Quick Wins vs. Transformational Bets
The tension between quick wins and transformational bets is real, and both are necessary. Quick wins — automating report generation, classifying support tickets, summarizing meeting notes — deliver visible value within 30-90 days. They prove that the AI program can ship, they build user confidence, and they generate organizational learning that accelerates future initiatives.
Transformational bets — reimagining the underwriting process, building a proprietary pricing engine, creating an AI-native customer experience — take 12-24 months and require significant investment. But they are where the real competitive advantage lives. No organization ever dominated its market with better meeting summaries.
The right approach is sequenced. Start with 2-3 quick wins to build credibility and organizational capability. Use the momentum and learning from those wins to secure funding and sponsorship for transformational initiatives. Run both in parallel once the team has the capacity.

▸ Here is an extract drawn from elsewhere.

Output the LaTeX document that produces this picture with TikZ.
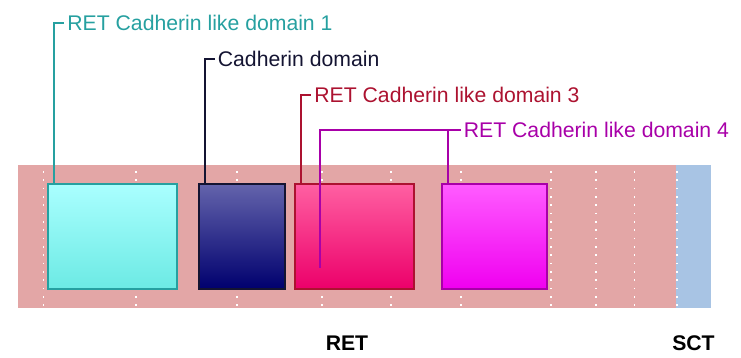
\documentclass[tikz,border=0pt]{standalone}
\usepackage{fontspec}
\setmainfont{Liberation Sans}
\usetikzlibrary{positioning}

\definecolor{retpink}{RGB}{227,166,166}
\definecolor{sctblue}{RGB}{168,196,228}
\definecolor{cAline}{RGB}{38,160,160}
\definecolor{cAtop}{RGB}{170,255,255}
\definecolor{cAmid}{RGB}{155,255,255}
\definecolor{cAbot}{RGB}{108,234,228}
\definecolor{cBline}{RGB}{20,20,50}
\definecolor{cBtop}{RGB}{100,100,172}
\definecolor{cBbot}{RGB}{0,0,110}
\definecolor{cCline}{RGB}{172,18,48}
\definecolor{cCtop}{RGB}{255,96,162}
\definecolor{cCbot}{RGB}{236,0,106}
\definecolor{cDline}{RGB}{168,0,168}
\definecolor{cDtop}{RGB}{255,92,255}
\definecolor{cDbot}{RGB}{240,0,240}

\begin{document}
\begin{tikzpicture}[x=0.5pt,y=-0.5pt,font=\fontsize{10.6}{12}\selectfont,
	seg/.style={rectangle,minimum height=71.35pt,inner sep=0,outer sep=0},
	dom/.style={rectangle,line width=1pt,minimum height=52.5pt,inner sep=0,outer sep=0},
	lab/.style={inner xsep=1.5pt,inner ysep=0,anchor=west},
	lead/.style={line width=1pt},
	seglabel/.style={inner sep=0,font=\fontsize{10.6}{12}\selectfont\bfseries},
	node distance = 14pt]
	\useasboundingbox (0,0) rectangle (741,358);
	% the bar
	\node[seg,fill=retpink,minimum width=329pt] (ret) at (347,236.35) {};
	\node[seg,fill=sctblue,minimum width=17.5pt,right=0pt of ret] (sct) {};
	\node[seglabel,below=of ret] (retl) {RET};
	\node[seglabel,below=of sct] (sctl) {SCT};
	\foreach \x in {43.3,136,237,321.7,390.7,460.7,551,595.7,634.3,676.7}
		\draw[white,line width=0.8pt,dash pattern=on 0.8pt off 3.37pt] (\x,171) -- (\x,307);
	% the domains
	\node[dom,draw=cAline,top color=cAtop,middle color=cAmid,bottom color=cAbot,minimum width=64.8pt] (cld1) at (112.5,236.2) {};
	\node[dom,draw=cBline,top color=cBtop,bottom color=cBbot,minimum width=43.15pt,right=10.7pt of cld1] (cad) {};
	\node[dom,draw=cCline,top color=cCtop,bottom color=cCbot,minimum width=59.65pt,right=4.85pt of cad] (cld3) {};
	\node[dom,draw=cDline,top color=cDtop,bottom color=cDbot,minimum width=52.8pt,right=13.85pt of cld3] (cld4) {};
	% labels
	\node[lab,text=cAline] (l1) at (64,23.3) {RET Cadherin like domain 1};
	\node[lab,text=cBline] (l2) at (214.5,59.3) {Cadherin domain};
	\node[lab,text=cCline] (l3) at (311,95) {RET Cadherin like domain 3};
	\node[lab,text=cDline] (l4) at (460.5,130) {RET Cadherin like domain 4};
	\coordinate[xshift=3pt] (p1) at (cld1.north west);
	\coordinate[xshift=3pt] (p2) at (cad.north west);
	\coordinate[xshift=3.15pt] (p3) at (cld3.north west);
	\coordinate[xshift=3pt] (p4) at (cld4.north west);
	\coordinate (p4b) at (320,268);
	\draw[lead,cAline] (p1) |- (l1.west);
	\draw[lead,cBline] (p2) |- (l2.west);
	\draw[lead,cCline] (p3) |- (l3.west);
	\draw[lead,cDline] (p4b) |- (l4.west);
	\draw[lead,cDline] (p4) -- (p4 |- l4.west);
\end{tikzpicture}
\end{document}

Making Prioritization Operational
Prioritization is not a one-time exercise. It should be revisited quarterly as business priorities shift, data readiness improves, and new opportunities emerge. Establish a quarterly review process where the AI leadership team re-scores the backlog, reviews the active portfolio, and makes explicit go/no-go decisions on each initiative.
The discipline of saying "no" — or "not yet" — to promising use cases is the most important prioritization capability an organization can develop. Resources are finite. The organizations that generate the highest ROI from AI are not the ones with the most ideas — they are the ones with the best discipline about which ideas to pursue, in what order, with what level of investment.